Don't include pictures. Quote the lines below from the first through the line that contains "35, 40, 45];".

-- begin AVAILABLE DATA --

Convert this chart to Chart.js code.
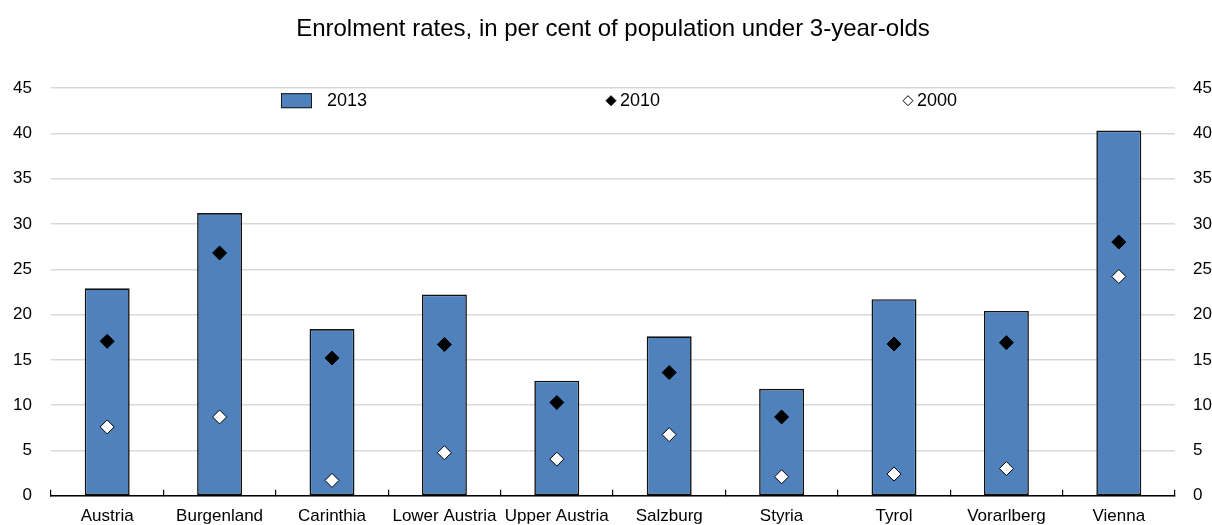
<!DOCTYPE html>
<html>
<head>
<meta charset="utf-8">
<script src="https://cdn.jsdelivr.net/npm/chart.js@4"></script>
<style>
  html, body { margin: 0; padding: 0; background: #fff; }
  #wrap { width: 1212px; height: 525px; }
</style>
</head>
<body>
<div id="wrap"><canvas id="enrolChart" width="1212" height="525"></canvas></div>
<script>
const regions = ["Austria", "Burgenland", "Carinthia", "Lower Austria", "Upper Austria",
  "Salzburg", "Styria", "Tyrol", "Vorarlberg", "Vienna"];
const rate2013 = [22.9, 31.2, 18.4, 22.2, 12.7, 17.6, 11.8, 21.7, 20.4, 40.3];
const rate2010 = [17.05, 26.8, 15.2, 16.7, 10.3, 13.6, 8.7, 16.75, 16.9, 28.0];
const rate2000 = [7.6, 8.7, 1.7, 4.75, 4.05, 6.75, 2.1, 2.4, 3.0, 24.2];
const yTicks = [0, 5, 10, 15, 20, 25, 30, 35, 40, 45];

const FONT = "'Liberation Sans', Arial, sans-serif";

// legend drawn inside the plot, items spread across the top band
const insideLegend = {
  id: "insideLegend",
  afterDraw(chart) {
    const ctx = chart.ctx;
    const y = chart.scales.y.getPixelForValue(43.6);
    const spots = [281, 605, 902];
    ctx.save();
    ctx.font = "18px " + FONT;
    ctx.textBaseline = "middle";
    chart.data.datasets.forEach((ds, i) => {
      const x = spots[i];
      let tx;
      if (ds.type === "line") {
        ctx.beginPath();
        ctx.moveTo(x + 6, y - 5);
        ctx.lineTo(x + 11, y);
        ctx.lineTo(x + 6, y + 5);
        ctx.lineTo(x + 1, y);
        ctx.closePath();
        ctx.fillStyle = ds.backgroundColor;
        ctx.fill();
        ctx.lineWidth = 1;
        ctx.strokeStyle = "#000";
        ctx.stroke();
        tx = x + 15;
      } else {
        ctx.fillStyle = ds.backgroundColor;
        ctx.fillRect(x, y - 7.5, 31, 15);
        ctx.lineWidth = 1;
        ctx.strokeStyle = "#1a1a1a";
        ctx.strokeRect(x + 0.5, y - 7, 30, 14);
        tx = x + 46;
      }
      ctx.fillStyle = "#000";
      ctx.fillText(ds.label, tx, y);
    });
    ctx.restore();
  }
};

const ctx = document.getElementById("enrolChart").getContext("2d");
const chart = new Chart(ctx, {
  type: "bar",
  data: {
    labels: regions,
    datasets: [
      {
        label: "2013",
        data: rate2013,
        backgroundColor: "#4F81BD",
        borderColor: "#111",
        borderWidth: 1.6,
        borderSkipped: false,
        barPercentage: 0.4,
        categoryPercentage: 1,
        order: 2,
      },
      {
        type: "line",
        label: "2010",
        data: rate2010,
        showLine: false,
        pointStyle: "rectRot",
        pointRadius: 7,
        pointBackgroundColor: "#000",
        pointBorderColor: "#000",
        pointBorderWidth: 1,
        backgroundColor: "#000",
        order: 1,
      },
      {
        type: "line",
        label: "2000",
        data: rate2000,
        showLine: false,
        pointStyle: "rectRot",
        pointRadius: 7,
        pointBackgroundColor: "#fff",
        pointBorderColor: "#000",
        pointBorderWidth: 1,
        backgroundColor: "#fff",
        order: 0,
      },
    ],
  },
  options: {
    responsive: false,
    animation: false,
    layout: { padding: 0 },
    plugins: {
      legend: { display: false },
      tooltip: { enabled: false },
      title: {
        display: true,
        fullSize: false,
        text: "Enrolment rates, in per cent of population under 3-year-olds",
        color: "#000",
        font: { family: FONT, size: 24, weight: "normal", lineHeight: 1.2 },
        padding: { top: 15, bottom: 44.2 },
      },
    },
    scales: {
      x: {
        offset: true,
        afterFit: (s) => { s.height = 28; },
        grid: {
          display: true,
          offset: true,
          drawOnChartArea: false,
          drawTicks: true,
          tickLength: -6,
          color: "#000",
          lineWidth: 1.2,
        },
        border: { display: true, color: "#000", width: 1.5 },
        ticks: {
          color: "#000",
          font: { family: FONT, size: 17 },
          padding: 16,
          maxRotation: 0,
          autoSkip: false,
        },
      },
      y: {
        position: "left",
        min: 0,
        max: 45,
        afterFit: (s) => { s.width = 51; },
        afterBuildTicks: (s) => { s.ticks = yTicks.map((v) => ({ value: v })); },
        grid: { color: "#d9d9d9", lineWidth: 1.4, drawTicks: false },
        border: { display: false },
        ticks: {
          color: "#000",
          font: { family: FONT, size: 17 },
          padding: 19,
        },
      },
      y2: {
        position: "right",
        min: 0,
        max: 45,
        afterFit: (s) => { s.width = 37; },
        afterBuildTicks: (s) => { s.ticks = yTicks.map((v) => ({ value: v })); },
        grid: { display: false, drawTicks: false },
        border: { display: false },
        ticks: {
          color: "#000",
          font: { family: FONT, size: 17 },
          padding: 18,
        },
      },
    },
  },
  plugins: [insideLegend],
});
</script>
</body>
</html>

-- end AVAILABLE DATA --

=== RESULT FOR THIS EXERCISE ===
Convert this chart to Chart.js code.
<!DOCTYPE html>
<html>
<head>
<meta charset="utf-8">
<script src="https://cdn.jsdelivr.net/npm/chart.js@4"></script>
<style>
  html, body { margin: 0; padding: 0; background: #fff; }
  #wrap { width: 1212px; height: 525px; }
</style>
</head>
<body>
<div id="wrap"><canvas id="enrolChart" width="1212" height="525"></canvas></div>
<script>
const regions = ["Austria", "Burgenland", "Carinthia", "Lower Austria", "Upper Austria",
  "Salzburg", "Styria", "Tyrol", "Vorarlberg", "Vienna"];
const rate2013 = [22.9, 31.2, 18.4, 22.2, 12.7, 17.6, 11.8, 21.7, 20.4, 40.3];
const rate2010 = [17.05, 26.8, 15.2, 16.7, 10.3, 13.6, 8.7, 16.75, 16.9, 28.0];
const rate2000 = [7.6, 8.7, 1.7, 4.75, 4.05, 6.75, 2.1, 2.4, 3.0, 24.2];
const yTicks = [0, 5, 10, 15, 20, 25, 30, 35, 40, 45];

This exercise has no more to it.